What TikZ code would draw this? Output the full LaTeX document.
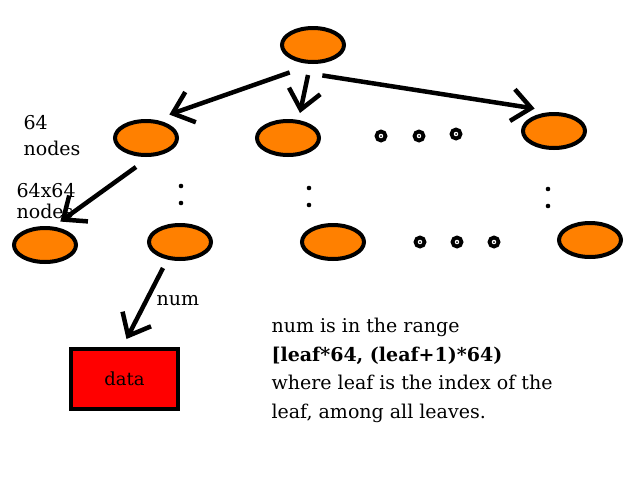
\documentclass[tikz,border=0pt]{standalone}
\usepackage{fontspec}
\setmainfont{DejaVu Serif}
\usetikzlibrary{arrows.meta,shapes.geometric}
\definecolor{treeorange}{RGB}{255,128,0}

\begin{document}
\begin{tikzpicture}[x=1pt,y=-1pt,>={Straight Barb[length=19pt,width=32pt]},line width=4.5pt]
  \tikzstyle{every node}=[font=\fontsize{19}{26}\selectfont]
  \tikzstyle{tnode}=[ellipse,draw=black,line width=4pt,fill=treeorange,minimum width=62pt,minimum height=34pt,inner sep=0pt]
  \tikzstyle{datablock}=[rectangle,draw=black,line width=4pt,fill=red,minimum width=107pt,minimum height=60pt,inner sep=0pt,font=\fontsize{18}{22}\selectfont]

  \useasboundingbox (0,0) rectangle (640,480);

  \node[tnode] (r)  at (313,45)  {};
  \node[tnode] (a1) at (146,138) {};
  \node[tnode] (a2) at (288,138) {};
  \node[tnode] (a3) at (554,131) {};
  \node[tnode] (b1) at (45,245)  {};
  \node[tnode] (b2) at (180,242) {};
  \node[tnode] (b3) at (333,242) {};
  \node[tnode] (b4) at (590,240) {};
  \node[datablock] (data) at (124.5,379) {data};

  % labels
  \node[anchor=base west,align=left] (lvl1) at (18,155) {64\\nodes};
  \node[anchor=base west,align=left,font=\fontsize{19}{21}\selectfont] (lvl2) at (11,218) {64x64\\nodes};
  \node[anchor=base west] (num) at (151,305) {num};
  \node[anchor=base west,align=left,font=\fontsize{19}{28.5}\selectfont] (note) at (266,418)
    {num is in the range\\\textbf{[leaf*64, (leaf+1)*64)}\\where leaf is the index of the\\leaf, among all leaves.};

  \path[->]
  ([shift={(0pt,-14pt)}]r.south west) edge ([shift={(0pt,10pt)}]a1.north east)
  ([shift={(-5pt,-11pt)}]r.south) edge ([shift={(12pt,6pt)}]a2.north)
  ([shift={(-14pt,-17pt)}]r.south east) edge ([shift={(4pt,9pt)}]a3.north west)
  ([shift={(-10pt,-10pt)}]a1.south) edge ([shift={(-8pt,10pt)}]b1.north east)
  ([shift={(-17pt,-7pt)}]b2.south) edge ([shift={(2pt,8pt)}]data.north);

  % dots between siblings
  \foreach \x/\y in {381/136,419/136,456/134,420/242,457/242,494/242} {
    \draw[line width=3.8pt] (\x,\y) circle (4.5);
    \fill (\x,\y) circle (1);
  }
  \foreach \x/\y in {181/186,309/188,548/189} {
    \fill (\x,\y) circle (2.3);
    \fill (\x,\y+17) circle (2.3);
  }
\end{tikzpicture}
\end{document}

***

- **GIVEN PROBLEM**
Make an exact copy of the data above, pictures excluded.

- **SOLUTION FOR THIS PROBLEM**
What TikZ code would draw this? Output the full LaTeX document.
\documentclass[tikz,border=0pt]{standalone}
\usepackage{fontspec}
\setmainfont{DejaVu Serif}
\usetikzlibrary{arrows.meta,shapes.geometric}
\definecolor{treeorange}{RGB}{255,128,0}

\begin{document}
\begin{tikzpicture}[x=1pt,y=-1pt,>={Straight Barb[length=19pt,width=32pt]},line width=4.5pt]
  \tikzstyle{every node}=[font=\fontsize{19}{26}\selectfont]
  \tikzstyle{tnode}=[ellipse,draw=black,line width=4pt,fill=treeorange,minimum width=62pt,minimum height=34pt,inner sep=0pt]
  \tikzstyle{datablock}=[rectangle,draw=black,line width=4pt,fill=red,minimum width=107pt,minimum height=60pt,inner sep=0pt,font=\fontsize{18}{22}\selectfont]

  \useasboundingbox (0,0) rectangle (640,480);

  \node[tnode] (r)  at (313,45)  {};
  \node[tnode] (a1) at (146,138) {};
  \node[tnode] (a2) at (288,138) {};
  \node[tnode] (a3) at (554,131) {};
  \node[tnode] (b1) at (45,245)  {};
  \node[tnode] (b2) at (180,242) {};
  \node[tnode] (b3) at (333,242) {};
  \node[tnode] (b4) at (590,240) {};
  \node[datablock] (data) at (124.5,379) {data};

  % labels
  \node[anchor=base west,align=left] (lvl1) at (18,155) {64\\nodes};
  \node[anchor=base west,align=left,font=\fontsize{19}{21}\selectfont] (lvl2) at (11,218) {64x64\\nodes};
  \node[anchor=base west] (num) at (151,305) {num};
  \node[anchor=base west,align=left,font=\fontsize{19}{28.5}\selectfont] (note) at (266,418)
    {num is in the range\\\textbf{[leaf*64, (leaf+1)*64)}\\where leaf is the index of the\\leaf, among all leaves.};

  \path[->]
  ([shift={(0pt,-14pt)}]r.south west) edge ([shift={(0pt,10pt)}]a1.north east)
  ([shift={(-5pt,-11pt)}]r.south) edge ([shift={(12pt,6pt)}]a2.north)
  ([shift={(-14pt,-17pt)}]r.south east) edge ([shift={(4pt,9pt)}]a3.north west)
  ([shift={(-10pt,-10pt)}]a1.south) edge ([shift={(-8pt,10pt)}]b1.north east)
  ([shift={(-17pt,-7pt)}]b2.south) edge ([shift={(2pt,8pt)}]data.north);

  % dots between siblings
  \foreach \x/\y in {381/136,419/136,456/134,420/242,457/242,494/242} {
    \draw[line width=3.8pt] (\x,\y) circle (4.5);
    \fill (\x,\y) circle (1);
  }
  \foreach \x/\y in {181/186,309/188,548/189} {
    \fill (\x,\y) circle (2.3);
    \fill (\x,\y+17) circle (2.3);
  }
\end{tikzpicture}
\end{document}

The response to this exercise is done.